**Available data**.
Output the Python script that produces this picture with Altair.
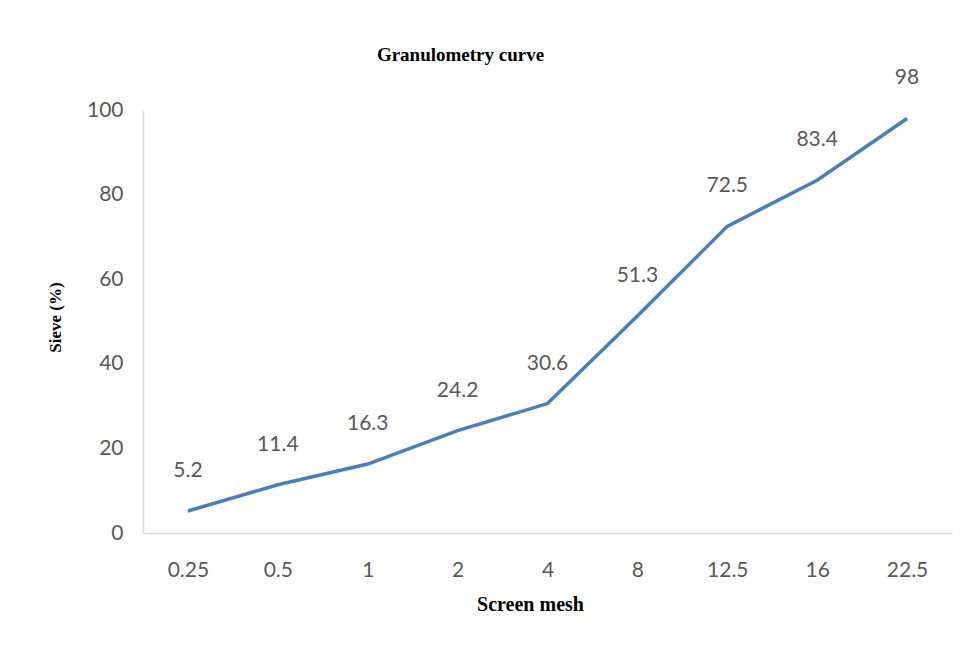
import altair as alt
import pandas as pd

mesh = ["0.25", "0.5", "1", "2", "4", "8", "12.5", "16", "22.5"]
sieve = [5.2, 11.4, 16.3, 24.2, 30.6, 51.3, 72.5, 83.4, 98]
labels = ["5.2", "11.4", "16.3", "24.2", "30.6", "51.3", "72.5", "83.4", "98"]

df = pd.DataFrame({"mesh": mesh, "sieve": sieve, "label": labels})

x = alt.X("mesh:N", sort=mesh, scale=alt.Scale(paddingInner=0, paddingOuter=0),
          axis=alt.Axis(title="Screen mesh", labelAngle=0, ticks=False, domainColor="#d9d9d9",
                        domainWidth=1.5, labelFont="Lato", labelFontSize=21, labelColor="#595959",
                        labelPadding=26, labelBaseline="top",
                        titleFont="Liberation Serif", titleFontSize=20, titleFontWeight="bold",
                        titleColor="#000000", titleX=387, titleY=71, titleBaseline="middle"))
y = alt.Y("sieve:Q", scale=alt.Scale(domain=[0, 100]),
          axis=alt.Axis(title="Sieve (%)", values=[0, 20, 40, 60, 80, 100], grid=False, ticks=False,
                        domainColor="#d9d9d9", domainWidth=1.5, labelFont="Lato", labelFontSize=21,
                        labelColor="#595959", labelPadding=20,
                        titleFont="Liberation Serif", titleFontSize=17, titleFontWeight="bold",
                        titleColor="#000000", titleX=-88, titleY=207, titleAngle=-90,
                        titleBaseline="middle", titleAlign="center"))

base = alt.Chart(df)
line = base.mark_line(color="#4a7ebb", strokeWidth=3.5).encode(x=x, y=y)
text = base.mark_text(font="Lato", fontSize=21, color="#595959", dy=-40, baseline="middle").encode(
    x=alt.X("mesh:N", sort=mesh), y="sieve:Q", text="label:N")

chart = (line + text).properties(
    width=809, height=423,
    title=alt.TitleParams("Granulometry curve", font="Liberation Serif", fontSize=19,
                          fontWeight="bold", color="#000000", anchor="middle", dx=-87, offset=2),
    padding={"left": 135, "top": 102, "right": 12, "bottom": 120},
    autosize=alt.AutoSizeParams(type="none"),
).configure(background="white").configure_view(stroke=None, strokeWidth=0)

chart.save("out.html", embed_options={"renderer": "svg", "actions": False})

**Work to be completed**. Retype the whole listing exactly and leave the pictures out.

**Task output**.
Output the Python script that produces this picture with Altair.
import altair as alt
import pandas as pd

mesh = ["0.25", "0.5", "1", "2", "4", "8", "12.5", "16", "22.5"]
sieve = [5.2, 11.4, 16.3, 24.2, 30.6, 51.3, 72.5, 83.4, 98]
labels = ["5.2", "11.4", "16.3", "24.2", "30.6", "51.3", "72.5", "83.4", "98"]

df = pd.DataFrame({"mesh": mesh, "sieve": sieve, "label": labels})

x = alt.X("mesh:N", sort=mesh, scale=alt.Scale(paddingInner=0, paddingOuter=0),
          axis=alt.Axis(title="Screen mesh", labelAngle=0, ticks=False, domainColor="#d9d9d9",
                        domainWidth=1.5, labelFont="Lato", labelFontSize=21, labelColor="#595959",
                        labelPadding=26, labelBaseline="top",
                        titleFont="Liberation Serif", titleFontSize=20, titleFontWeight="bold",
                        titleColor="#000000", titleX=387, titleY=71, titleBaseline="middle"))
y = alt.Y("sieve:Q", scale=alt.Scale(domain=[0, 100]),
          axis=alt.Axis(title="Sieve (%)", values=[0, 20, 40, 60, 80, 100], grid=False, ticks=False,
                        domainColor="#d9d9d9", domainWidth=1.5, labelFont="Lato", labelFontSize=21,
                        labelColor="#595959", labelPadding=20,
                        titleFont="Liberation Serif", titleFontSize=17, titleFontWeight="bold",
                        titleColor="#000000", titleX=-88, titleY=207, titleAngle=-90,
                        titleBaseline="middle", titleAlign="center"))

base = alt.Chart(df)
line = base.mark_line(color="#4a7ebb", strokeWidth=3.5).encode(x=x, y=y)
text = base.mark_text(font="Lato", fontSize=21, color="#595959", dy=-40, baseline="middle").encode(
    x=alt.X("mesh:N", sort=mesh), y="sieve:Q", text="label:N")

chart = (line + text).properties(
    width=809, height=423,
    title=alt.TitleParams("Granulometry curve", font="Liberation Serif", fontSize=19,
                          fontWeight="bold", color="#000000", anchor="middle", dx=-87, offset=2),
    padding={"left": 135, "top": 102, "right": 12, "bottom": 120},
    autosize=alt.AutoSizeParams(type="none"),
).configure(background="white").configure_view(stroke=None, strokeWidth=0)

chart.save("out.html", embed_options={"renderer": "svg", "actions": False})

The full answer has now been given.